My story is similar, just slightly different. I had the same thing happen to me, except in reverse. Yep instead of me entering the wrong door, it was I who was entered upon. And instead of a entering by the door, the intruder came in through a hole in the wall. And instead of a person it was a mouse. What nerve!
Speaking of illegal substances, I DID enjoy today's comic, "Still Life with Mushrooms" ... especially that little TWINKLE in the artist's eye. But I can already hear the howls of protest over how you're making light of the recreational use of hallucinogenic fungi.
Continuing to waste a portion of my life on playing music ;), I've encountered the Bass Player in Bad Neighborhood Dilemma, as well as the Drummer Without Transportation Gambit.
In the former case, the Bass Player neglected to tell me he had had a very acrimonious break-up with his wife, and when I stopped by to pick him up for a gig, she threw things at me out the window, her relatives yelled obscene threats, and she called the police on me.

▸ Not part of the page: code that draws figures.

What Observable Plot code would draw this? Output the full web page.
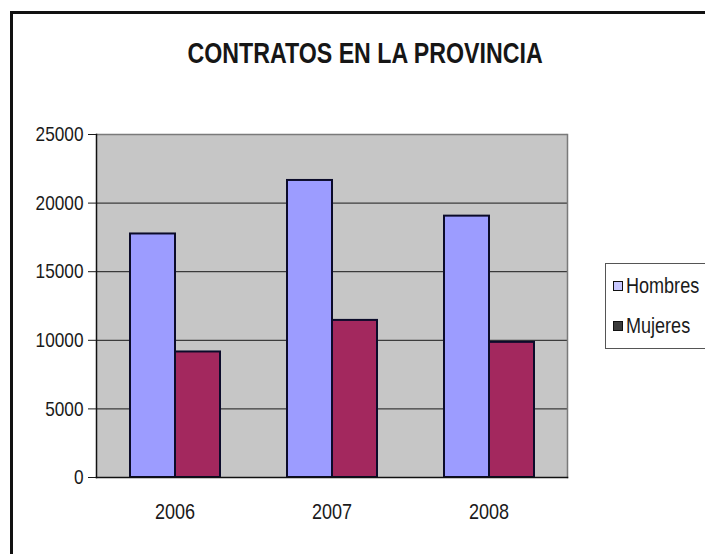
<!DOCTYPE html>
<html>
<head>
<meta charset="utf-8">
<script src="https://cdn.jsdelivr.net/npm/d3@7"></script>
<script src="https://cdn.jsdelivr.net/npm/@observablehq/plot@0.6"></script>
<style>
  html, body { margin: 0; padding: 0; background: #fff; }
  body { width: 705px; height: 554px; overflow: hidden; position: relative;
         font-family: "Liberation Sans", Arial, sans-serif; }
  #frame { position: absolute; left: 10px; top: 11px; width: 720px; height: 600px;
           border-left: 3px solid #111; border-top: 3px solid #111; }
  #title { position: absolute; left: 0; width: 730px; top: 37px; text-align: center; }
  #title span { display: inline-block; font-size: 29px; font-weight: bold; color: #161616;
                transform: scaleX(0.8); transform-origin: center; white-space: nowrap; }
  #chart { position: absolute; left: 0; top: 100px; }
  #legend { position: absolute; left: 605px; top: 263px; width: 120px; height: 84px;
            border: 1px solid #555; background: #fff; font-size: 22px; color: #1a1a1a; }
  .item { position: absolute; left: 7px; display: flex; align-items: center; white-space: nowrap; }
  .sw { width: 8px; height: 8px; border: 1.5px solid #111; margin-right: 3px; flex: none; }
  .lab { display: inline-block; transform: scaleX(0.82); transform-origin: left center; }
</style>
</head>
<body>
<div id="frame"></div>
<div id="title"><span>CONTRATOS EN LA PROVINCIA</span></div>
<div id="chart"></div>
<div id="legend"></div>
<script>
const years = ["2006", "2007", "2008"];
const series = ["Hombres", "Mujeres"];
const hombres = [17750, 21650, 19050];
const mujeres = [9150, 11450, 9850];
const yTicks = [0, 5000, 10000, 15000, 20000, 25000];
const colors = ["#9c9cff", "#a3285e"];
const swatches = ["#c8c8ff", "#3a3a3a"];

const data = years.flatMap((y, i) => [
  {year: y, serie: series[0], value: hombres[i]},
  {year: y, serie: series[1], value: mujeres[i]}
]);

const chart = Plot.plot({
  width: 620,
  height: 445,
  marginLeft: 96,
  marginRight: 53,
  marginTop: 34,
  marginBottom: 68,
  style: {fontFamily: '"Liberation Sans", Arial, sans-serif', fontSize: "21px", color: "#1a1a1a", background: "transparent"},
  fx: {domain: years, padding: 0, label: null},
  x: {domain: series, paddingInner: 0, paddingOuter: 0.71, axis: null},
  y: {domain: [0, 25000], label: null},
  color: {domain: series, range: colors},
  marks: [
    Plot.frame({fill: "#c6c6c6", facet: "super"}),
    Plot.ruleY(yTicks, {stroke: "#1a1a1a", strokeWidth: 1}),
    Plot.ruleY([25000], {stroke: "#7a7a7a", strokeWidth: 1.5}),
    Plot.frame({anchor: "right", stroke: "#7a7a7a", strokeWidth: 1.5, facet: "super"}),
    Plot.barY(data, {fx: "year", x: "serie", y: "value", fill: "serie", stroke: "#0b0b2a", strokeWidth: 2}),
    Plot.frame({anchor: "left", stroke: "#111", strokeWidth: 1.5, facet: "super"}),
    Plot.frame({anchor: "bottom", stroke: "#111", strokeWidth: 1.5, facet: "super"}),
    Plot.axisY({ticks: yTicks, tickFormat: d => String(d), tickSize: 8, tickPadding: 5, fontSize: 21, label: null}),
    Plot.axisFx({anchor: "bottom", tickSize: 0, tickPadding: 26, fontSize: 22, label: null})
  ]
});
document.getElementById("chart").appendChild(chart);

// narrow the axis lettering (Arial Narrow look)
chart.querySelectorAll("text").forEach(t => {
  const w = t.getComputedTextLength();
  if (w > 0) {
    t.setAttribute("textLength", (w * 0.82).toFixed(1));
    t.setAttribute("lengthAdjust", "spacingAndGlyphs");
  }
});

const legend = document.getElementById("legend");
series.forEach((s, i) => {
  const item = document.createElement("div");
  item.className = "item";
  item.style.top = (9 + i * 40) + "px";
  const sw = document.createElement("span");
  sw.className = "sw";
  sw.style.background = swatches[i];
  const label = document.createElement("span");
  label.className = "lab";
  label.textContent = s;
  item.appendChild(sw);
  item.appendChild(label);
  legend.appendChild(item);
});
</script>
</body>
</html>
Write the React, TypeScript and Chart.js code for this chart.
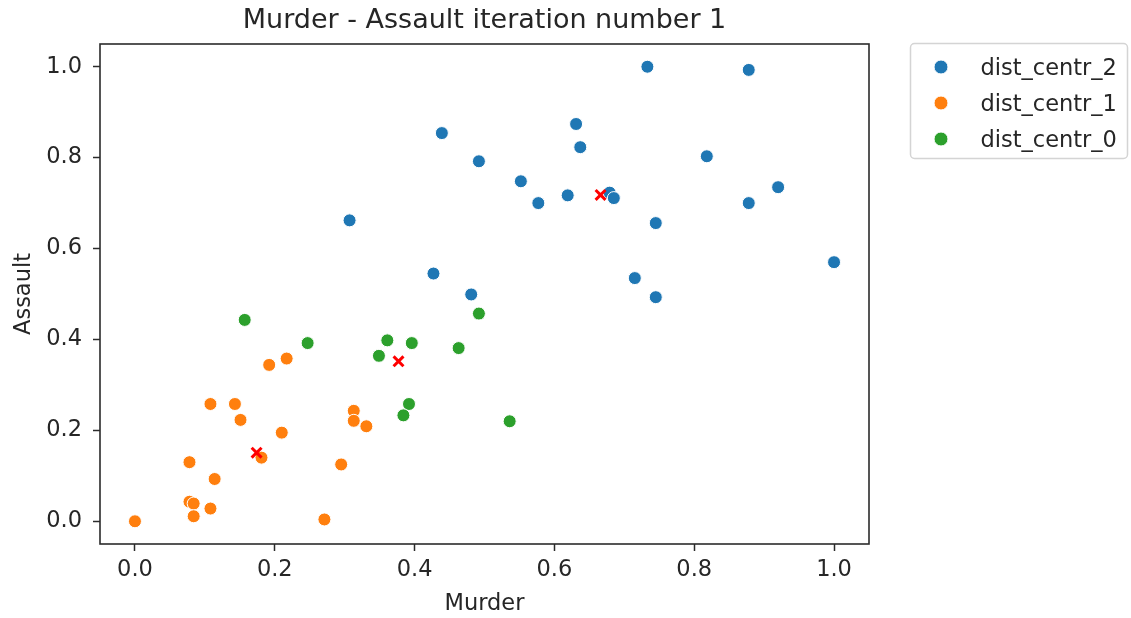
import React, { useEffect, useRef } from "react";
import { Chart, registerables } from "chart.js";

Chart.register(...registerables);

const TITLE = "Murder - Assault iteration number 1";
const X_LABEL = "Murder";
const Y_LABEL = "Assault";
const X_TICKS = [0.0, 0.2, 0.4, 0.6, 0.8, 1.0];
const Y_TICKS = [0.0, 0.2, 0.4, 0.6, 0.8, 1.0];

const SERIES_NAMES = ["dist_centr_2", "dist_centr_1", "dist_centr_0"];
const SERIES_COLORS = ["#1f77b4", "#ff7f0e", "#2ca02c"];

const centr2X = [0.439, 0.492, 0.307, 0.427, 0.481, 0.733, 0.878, 0.631, 0.637, 0.818, 0.552, 0.577, 0.619, 0.679, 0.685, 0.920, 0.878, 0.745, 1.000, 0.715, 0.745];
const centr2Y = [0.854, 0.792, 0.662, 0.545, 0.499, 1.000, 0.993, 0.874, 0.823, 0.803, 0.748, 0.700, 0.717, 0.723, 0.711, 0.735, 0.700, 0.656, 0.570, 0.535, 0.493];

const centr1X = [0.192, 0.217, 0.108, 0.143, 0.151, 0.210, 0.313, 0.313, 0.331, 0.181, 0.078, 0.114, 0.295, 0.078, 0.084, 0.108, 0.084, 0.000, 0.271];
const centr1Y = [0.344, 0.358, 0.258, 0.258, 0.223, 0.195, 0.243, 0.221, 0.209, 0.140, 0.130, 0.093, 0.125, 0.043, 0.039, 0.028, 0.011, 0.000, 0.004];

const centr0X = [0.492, 0.157, 0.247, 0.361, 0.396, 0.349, 0.463, 0.392, 0.384, 0.536];
const centr0Y = [0.457, 0.443, 0.392, 0.398, 0.392, 0.364, 0.381, 0.258, 0.233, 0.220];

const centroidX = [0.666, 0.377, 0.174];
const centroidY = [0.718, 0.352, 0.151];

const FONT = "DejaVu Sans";
const TEXT_COLOR = "#262626";

const zip = (xs: number[], ys: number[]) => xs.map((x, i) => ({ x, y: ys[i] }));

const framePlugin = {
  id: "frameAndLegend",
  afterDatasetsDraw(chart: any) {
    const { ctx, chartArea } = chart;
    ctx.save();
    ctx.strokeStyle = "#2b2b2b";
    ctx.lineWidth = 1.6;
    ctx.strokeRect(chartArea.left, chartArea.top, chartArea.right - chartArea.left, chartArea.bottom - chartArea.top);
    ctx.restore();
  },
  afterDraw(chart: any) {
    const { ctx } = chart;
    const bx = 910.5, by = 43.5, bw = 217, bh = 115;
    ctx.save();
    ctx.beginPath();
    (ctx as any).roundRect(bx, by, bw, bh, 4);
    ctx.fillStyle = "rgba(255,255,255,0.8)";
    ctx.fill();
    ctx.strokeStyle = "#d4d4d4";
    ctx.lineWidth = 1.5;
    ctx.stroke();
    const items = chart.data.datasets.filter((d: any) => d.inLegend);
    items.forEach((d: any, i: number) => {
      const cy = 67 + 36 * i;
      ctx.beginPath();
      ctx.arc(941, cy, 7, 0, Math.PI * 2);
      ctx.fillStyle = d.backgroundColor;
      ctx.fill();
      ctx.strokeStyle = "#ffffff";
      ctx.lineWidth = 1;
      ctx.stroke();
      ctx.fillStyle = TEXT_COLOR;
      ctx.font = `22.5px "${FONT}"`;
      ctx.textAlign = "left";
      ctx.textBaseline = "alphabetic";
      ctx.fillText(d.label, 980.5, cy + 8);
    });
    ctx.restore();
  },
};

export default function App() {
  const ref = useRef<HTMLCanvasElement | null>(null);

  useEffect(() => {
    if (!ref.current) return;
    const seriesX = [centr2X, centr1X, centr0X];
    const seriesY = [centr2Y, centr1Y, centr0Y];
    const datasets: any[] = [
      {
        label: "centroids",
        data: zip(centroidX, centroidY),
        pointStyle: "crossRot",
        pointRadius: 7,
        pointBorderWidth: 3,
        borderColor: "#ff0000",
        backgroundColor: "#ff0000",
        inLegend: false,
      },
      ...SERIES_NAMES.map((name, i) => ({
        label: name,
        data: zip(seriesX[i], seriesY[i]),
        backgroundColor: SERIES_COLORS[i],
        borderColor: "#ffffff",
        pointRadius: 6.5,
        pointBorderWidth: 1,
        inLegend: true,
      })),
    ];

    const tickFont = { family: FONT, size: 22.5 };
    const chart = new Chart(ref.current, {
      type: "scatter",
      data: { datasets },
      options: {
        animation: false,
        responsive: false,
        devicePixelRatio: 1,
        layout: { padding: { left: 0, top: 0, right: 262, bottom: 0 } },
        plugins: {
          legend: { display: false },
          tooltip: { enabled: false },
          title: {
            display: true,
            text: TITLE,
            fullSize: false,
            color: TEXT_COLOR,
            font: { family: FONT, size: 27, weight: "normal" },
            padding: { top: 4.5, bottom: 7.1 },
          },
        },
        scales: {
          x: {
            type: "linear",
            min: -0.05,
            max: 1.05,
            afterFit: (s: any) => { s.height = 74; },
            afterBuildTicks: (s: any) => { s.ticks = X_TICKS.map((v) => ({ value: v })); },
            ticks: {
              includeBounds: false,
              padding: 6,
              color: TEXT_COLOR,
              font: tickFont,
              maxRotation: 0,
              callback: (v: any) => Number(v).toFixed(1),
            },
            grid: { display: true, drawOnChartArea: false, drawTicks: true, tickLength: 7, tickWidth: 1.5, tickColor: "#2b2b2b" },
            border: { display: false },
            title: { display: true, text: X_LABEL, color: TEXT_COLOR, font: tickFont, padding: { top: 0, bottom: 0.3 } },
          },
          y: {
            type: "linear",
            min: -0.05,
            max: 1.05,
            afterFit: (s: any) => { s.width = 100; },
            afterBuildTicks: (s: any) => { s.ticks = Y_TICKS.map((v) => ({ value: v })); },
            ticks: {
              includeBounds: false,
              padding: 11,
              color: TEXT_COLOR,
              font: tickFont,
              callback: (v: any) => Number(v).toFixed(1),
            },
            grid: { display: true, drawOnChartArea: false, drawTicks: true, tickLength: 7, tickWidth: 1.5, tickColor: "#2b2b2b" },
            border: { display: false },
            title: { display: true, text: Y_LABEL, color: TEXT_COLOR, font: tickFont, padding: { top: 10.2, bottom: 0 } },
          },
        },
      } as any,
      plugins: [framePlugin],
    });
    return () => chart.destroy();
  }, []);

  return (
    <div style={{ position: "fixed", left: 0, top: 0, width: 1131, height: 618, background: "#ffffff" }}>
      <canvas ref={ref} width={1131} height={618} />
    </div>
  );
}
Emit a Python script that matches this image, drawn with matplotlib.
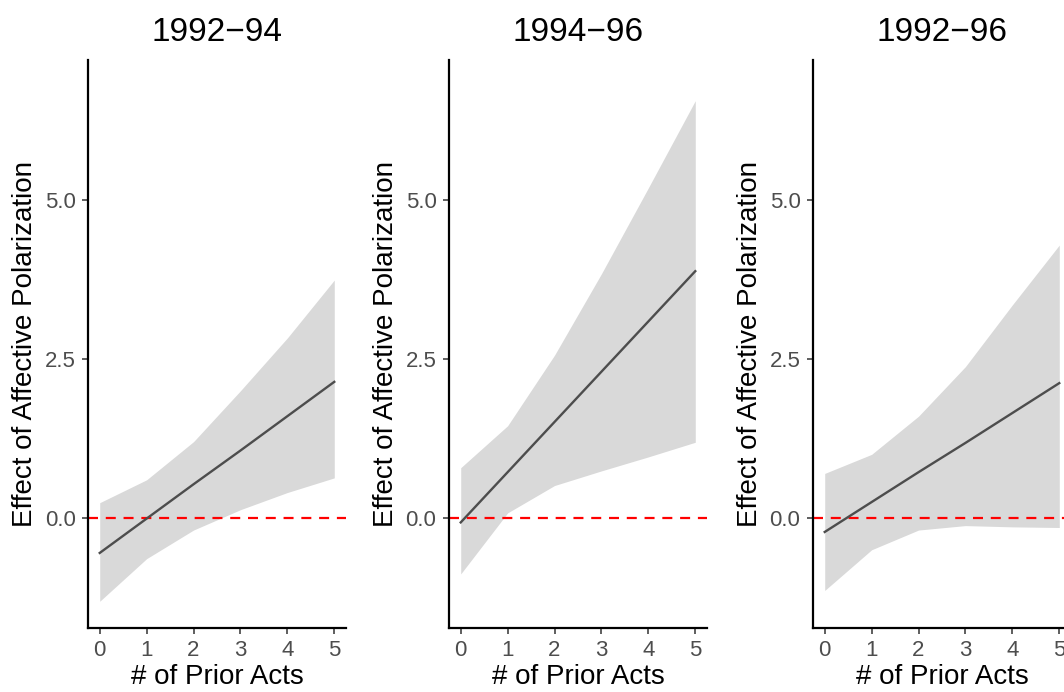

In the latter case, the Drummer forgot to mention he had no transportation until a half-hour before show time. Of course, he lived 45 minutes away, which means we started more than an hour-and-a-half late.
There are 8 million similar stories in the Naked City, but bass and percussion seem to attract, like a black topcoat, most of the flakes.
(No offense to those good professional bassists and drummers, of course.)
That picture from 1981 is going to give me nightmares.